The Medrish writes a very similar concept with but one change. The Medrish states that Hashem didn't tell Avraham where he was to travel to in order to reward Avraham for “every step he took”.

If Hashem would have told Avraham, says Rabbi Baruch Ber Leibovitz ztl, the commandment of Hashem would have been fulfilled at the time of Avraham’s arrival to his destination. However, now that Hashem didn’t tell him where exactly he was to go and rather, just “to go”, each step Avraham took on his journey was yet another mitzvah. He was fulfilling Hashem’s word with each leg of the journey.

As beautiful of an explanation as this is, what practical application does it have to us in our lives, almost 3,000 years later? Why do we have to know that each step was a mitzvah? Who cares??

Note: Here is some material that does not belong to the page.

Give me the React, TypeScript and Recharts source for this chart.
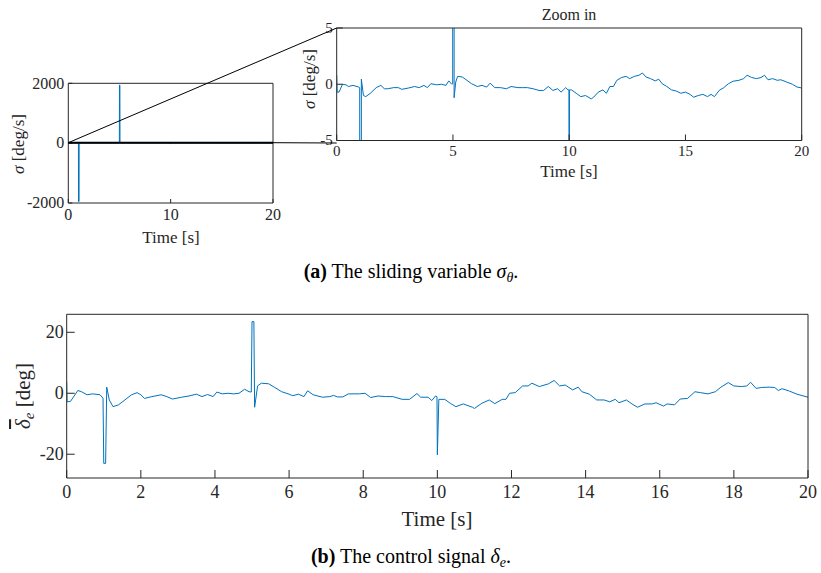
import { LineChart, Line, XAxis, YAxis } from 'recharts'

const AX = '#262626'
const BLUE = '#0072BD'
const SERIF = '"Liberation Serif", "DejaVu Serif", serif'

// sliding variable sigma_theta [deg/s]
const sigmaTime = [
  0, 0.02, 0.1, 0.25, 0.4, 0.5, 0.7, 0.95, 0.99, 1.0, 1.05, 1.06, 1.15, 1.25, 1.45, 1.7, 1.9,
  2.05, 2.2, 2.45, 2.65, 2.8, 3.1, 3.35, 3.55, 3.75, 3.9, 4.05, 4.3, 4.5, 4.7, 4.82, 4.95,
  4.99, 5.0, 5.04, 5.05, 5.12, 5.2, 5.4, 5.6, 5.8, 6.05, 6.25, 6.45, 6.6, 6.8, 7.05, 7.3,
  7.5, 7.8, 8.0, 8.2, 8.45, 8.7, 8.9, 9.1, 9.3, 9.5, 9.65, 9.85, 9.95, 9.99, 10.0, 10.01,
  10.1, 10.3, 10.5, 10.7, 10.95, 11.05, 11.25, 11.45, 11.6, 11.75, 11.9, 12.05, 12.25, 12.45,
  12.6, 12.8, 13.0, 13.15, 13.3, 13.5, 13.7, 13.85, 14.0, 14.2, 14.4, 14.6, 14.8, 15.0, 15.2,
  15.35, 15.55, 15.75, 15.95, 16.1, 16.25, 16.45, 16.65, 16.85, 17.05, 17.3, 17.5, 17.65,
  17.85, 18.05, 18.25, 18.4, 18.55, 18.75, 18.95, 19.1, 19.35, 19.6, 19.8, 20
]
const sigmaValue = [
  0.8, -0.7, -0.7, 0, -0.05, -0.2, -0.1, -0.25, -0.3, -1950, -1950, 0.45, -1, -1.1, -0.8, -0.3, -0.1,
  -0.4, -0.4, -0.3, -0.3, -0.45, -0.33, -0.2, -0.3, -0.1, -0.3, 0.05, -0.05, 0, -0.1, 0.3, 0,
  0.05, 1940, 1940, -1.2, 0.2, 0.7, 0.65, 0.35, 0.05, -0.2, -0.1, -0.25, 0.1, -0.3, -0.3, -0.4,
  -0.2, -0.3, -0.3, -0.3, -0.4, -0.55, -0.55, -0.2, -0.55, -0.4, -0.7, -0.3, -0.5, -0.5, -30, -0.5,
  -0.5, -0.8, -1.1, -1, -1.3, -1.15, -0.7, -0.5, -0.8, -0.2, -0.2, 0.35, 0.6, 0.7,
  0.5, 0.7, 0.8, 1.0, 0.65, 0.5, 0.3, 0.45, 0.05, -0.2, -0.5, -0.6, -0.8, -0.7, -0.9,
  -1.15, -1, -0.9, -1.1, -0.9, -1.1, -0.55, -0.3, 0.05, 0.27, 0.35, 0.5, 0.8,
  0.6, 0.5, 0.6, 0.8, 0.4, 0.5, 0.35, 0.4, 0.2, 0, -0.25, -0.33
]

// control signal delta_e [deg]
const deltaTime = [
  0, 0.01, 0.1, 0.3, 0.4, 0.55, 0.7, 0.9, 0.98, 1.0, 1.05, 1.08, 1.15, 1.25, 1.4, 1.6, 1.75,
  1.9, 2.0, 2.1, 2.3, 2.55, 2.7, 2.85, 3.1, 3.3, 3.5, 3.65, 3.8, 3.95, 4.05, 4.2, 4.35, 4.5,
  4.65, 4.8, 4.92, 4.98, 5.0, 5.05, 5.07, 5.15, 5.25, 5.45, 5.6, 5.8, 6.0, 6.1, 6.25, 6.4,
  6.5, 6.65, 6.9, 7.1, 7.2, 7.3, 7.45, 7.6, 7.9, 8.05, 8.2, 8.4, 8.6, 8.8, 9.05, 9.25, 9.45,
  9.55, 9.75, 9.85, 9.95, 9.99, 10.0, 10.04, 10.2, 10.35, 10.5, 10.7, 10.95, 11.0, 11.2, 11.4,
  11.55, 11.75, 11.85, 11.95, 12.1, 12.3, 12.45, 12.55, 12.75, 13.0, 13.15, 13.3, 13.45, 13.65,
  13.8, 13.9, 14.1, 14.3, 14.5, 14.65, 14.8, 14.9, 15.1, 15.25, 15.4, 15.6, 15.8, 15.9, 16.1,
  16.2, 16.4, 16.55, 16.75, 16.95, 17.1, 17.3, 17.5, 17.65, 17.85, 18.0, 18.2, 18.35, 18.45,
  18.6, 18.75, 18.95, 19.1, 19.2, 19.3, 19.5, 19.7, 20
]
const deltaValue = [
  3.8, -2.8, -2.7, 0.9, 0.5, -0.5, -0.2, -0.5, -1.6, -23, -23, 2, -2.2, -4.4, -3.8, -1.9, -0.5,
  0.2, -0.5, -1.7, -1.1, -0.5, -1.1, -1.9, -1.3, -0.9, -0.3, -1.1, -0.4, -1.1, 0.4, -0.2, 0, -0.2,
  0, 1.3, 0.5, 0.4, 23.5, 23.5, -4.6, 2.4, 3.3, 3.1, 2, 0.5, -0.3, -0.8, -0.3, -1.1,
  0.8, -0.5, -1.3, -1.1, -0.7, -1.2, -1.2, -0.2, -0.2, 0, -1.4, -0.9, -1.1, -1.1, -2, -2, -0.1,
  -1.3, -1.3, -2.4, -0.9, -1.1, -20.2, -2, -2, -3.3, -4.4, -3.5, -4.6, -5, -3.3, -2.2,
  -3.4, -2, -2, 0, 0.2, 2.4, 2.4, 3.3, 2.2, 3.1, 4.2, 2.4, 2.7, 1.1,
  2, 0.5, -0.3, -2.2, -2.2, -2.8, -2, -3.1, -2.2, -3.5, -4.6, -3.5, -3.5, -3.1, -4.2,
  -3.5, -3.8, -1.9, -1.7, 0.5, 0.2, -0.2, 0.5, 2, 3.5, 2.4, 2.2, 2.4, 3.6,
  1.6, 1.9, 2, 1.9, 0.9, 1.5, 0.7, -0.3, -1.3
]

const timeTicksCoarse = [0, 10, 20]
const timeTicksZoom = [0, 5, 10, 15, 20]
const timeTicksFine = [0, 2, 4, 6, 8, 10, 12, 14, 16, 18, 20]
const sigmaTicks = [-2000, 0, 2000]
const sigmaZoomTicks = [-5, 0, 5]
const deltaTicks = [-20, 0, 20]

const sigmaData = sigmaTime.map((t, i) => ({ t, v: sigmaValue[i] }))
const deltaData = deltaTime.map((t, i) => ({ t, v: deltaValue[i] }))

// plain serif tick label (matlab-ish look)
function makeTick(fontSize: number, side: 'x' | 'y') {
  return (p: any) => (
    <text
      x={p.x}
      y={p.y}
      textAnchor={side === 'x' ? 'middle' : 'end'}
      dy={side === 'x' ? '0.71em' : '0.33em'}
      fontSize={fontSize}
      fontFamily={SERIF}
      fill={AX}>
      {p.payload.value}
    </text>
  )
}

interface PanelProps {
  data: { t: number; v: number }[]
  left: number
  top: number
  width: number
  height: number
  margin: { top: number; right: number; bottom: number; left: number }
  xTicks: number[]
  yTicks: number[]
  yDomain: [number, number]
  tickLen: number
  fontSize: number
  yAxisWidth: number
  xAxisHeight: number
  yGap: number
  xGap: number
}

function Panel({
  data, left, top, width, height, margin, xTicks, yTicks, yDomain,
  tickLen, fontSize, yAxisWidth, xAxisHeight, yGap, xGap
}: PanelProps) {
  return (
    <div style={{ position: 'absolute', left, top }}>
      <LineChart width={width} height={height} data={data}
        margin={{ ...margin, top: margin.top - 1, right: margin.right - 1 }}>
        <XAxis xAxisId="b" dataKey="t" type="number" domain={[0, 20]} ticks={xTicks}
          interval={0} height={xAxisHeight} tickSize={-tickLen} tickMargin={tickLen + xGap}
          stroke={AX} tick={makeTick(fontSize, 'x')} allowDataOverflow />
        <XAxis xAxisId="t" orientation="top" type="number" domain={[0, 20]} ticks={xTicks}
          interval={0} height={1} tickSize={-tickLen} tick={false} stroke={AX} allowDataOverflow />
        <YAxis yAxisId="l" type="number" domain={yDomain} ticks={yTicks} interval={0}
          width={yAxisWidth} tickSize={-tickLen} tickMargin={tickLen + yGap}
          stroke={AX} tick={makeTick(fontSize, 'y')} allowDataOverflow />
        <YAxis yAxisId="r" orientation="right" type="number" domain={yDomain} ticks={yTicks}
          interval={0} width={1} tickSize={-tickLen} tick={false} stroke={AX} allowDataOverflow />
        <Line xAxisId="b" yAxisId="l" type="linear" dataKey="v" stroke={BLUE} strokeWidth={1}
          dot={false} isAnimationActive={false} />
      </LineChart>
    </div>
  )
}

export default function App() {
  return (
    <div style={{ position: 'relative', width: 821, height: 573, background: '#fff', overflow: 'hidden', fontFamily: SERIF }}>
      <style>{'body{margin:0}'}</style>

      {/* full-range sigma */}
      <Panel data={sigmaData} left={0} top={60} width={290} height={190}
        margin={{ top: 23.3, right: 17, bottom: 17, left: 8.3 }}
        xTicks={timeTicksCoarse} yTicks={sigmaTicks} yDomain={[-2000, 2000]}
        tickLen={4} fontSize={16} yAxisWidth={60} xAxisHeight={30} yGap={4} xGap={6} />

      {/* zoom in */}
      <Panel data={sigmaData} left={290} top={0} width={531} height={190}
        margin={{ top: 28, right: 19.3, bottom: 19.5, left: 6.7 }}
        xTicks={timeTicksZoom} yTicks={sigmaZoomTicks} yDomain={[-5, 5]}
        tickLen={6} fontSize={15} yAxisWidth={40} xAxisHeight={30} yGap={4} xGap={5} />

      {/* control signal */}
      <Panel data={deltaData} left={0} top={290} width={821} height={240}
        margin={{ top: 24.3, right: 13, bottom: 12, left: 6.7 }}
        xTicks={timeTicksFine} yTicks={deltaTicks} yDomain={[-27.8, 25.9]}
        tickLen={8} fontSize={18} yAxisWidth={60} xAxisHeight={40} yGap={3} xGap={7} />

      <svg width={821} height={573} style={{ position: 'absolute', left: 0, top: 0, pointerEvents: 'none' }}
        fontFamily={SERIF} fill={AX}>
        {/* zoom box and connectors */}
        <line x1={68.3} y1={142.7} x2={273} y2={142.7} stroke="#000" strokeWidth={2} />
        <line x1={68.3} y1={142.7} x2={336.7} y2={28} stroke="#000" strokeWidth={1} />
        <line x1={273} y1={142.7} x2={336.7} y2={143} stroke="#000" strokeWidth={1} />

        <text x={171} y={243} fontSize={17} textAnchor="middle">Time [s]</text>
        <text x={24} y={144} fontSize={17} textAnchor="middle" transform="rotate(-90 24 144)">
          <tspan fontStyle="italic">σ</tspan> [deg/s]
        </text>

        <text x={569} y={20} fontSize={16} textAnchor="middle">Zoom in</text>
        <text x={569} y={177} fontSize={17} textAnchor="middle">Time [s]</text>
        <text x={315} y={79} fontSize={17} textAnchor="middle" transform="rotate(-90 315 79)">
          <tspan fontStyle="italic">σ</tspan> [deg/s]
        </text>

        <text x={437} y={526} fontSize={21} textAnchor="middle">Time [s]</text>
        <text x={30} y={396} fontSize={21} textAnchor="middle" transform="rotate(-90 30 396)">
          <tspan fontStyle="italic" style={{ textDecoration: 'overline' }}>δ</tspan>
          <tspan fontStyle="italic" fontSize={15} dy={4}>e</tspan>
          <tspan dy={-4}> [deg]</tspan>
        </text>

        <text x={411} y={278} fontSize={20} textAnchor="middle" fill="#000">
          <tspan fontWeight="bold">(a)</tspan> The sliding variable{' '}
          <tspan fontStyle="italic">σ</tspan>
          <tspan fontStyle="italic" fontSize={14} dy={4}>θ</tspan>
          <tspan dy={-4}>.</tspan>
        </text>
        <text x={411} y={563} fontSize={20} textAnchor="middle" fill="#000">
          <tspan fontWeight="bold">(b)</tspan> The control signal{' '}
          <tspan fontStyle="italic">δ</tspan>
          <tspan fontStyle="italic" fontSize={14} dy={4}>e</tspan>
          <tspan dy={-4}>.</tspan>
        </text>
      </svg>
    </div>
  )
}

Here we see Hashem demonstrated His compassion and desire to reward us for making the right choices. He so badly wants us to do good, that often times He makes it easier in a sense for us to reap the most benefits from a given situation.

When we find ourselves lacking motivation and drive to grow spiritually, to do a mitzvah, or to learn Torah (or in any area of life) sometimes all you need to do is, as Dan Wieden coined it, “Just Do It”! Hashem was telling Avraham to leave EVERYTHING that was comfortable for him and EVERYTHING that was “home” - a tall order. Move out to a completely unknown and unfamiliar (not to mention undisclosed) location. This ultimately was the beginning of our first Patriarch, the great Avraham Avinu. We are supposed to do mitzvos L’shem Shamayim (for the sake of fulfilling Hashem’s commands) but for the times we lack motivation we now know that we may be rewarded for every step we take in the fulfillment of a mitzvah. We should now feel inspired to get out there and take on even the biggest and toughest ones. This lesson is one for all of us.

Have a wonderful Shabbos and weekend!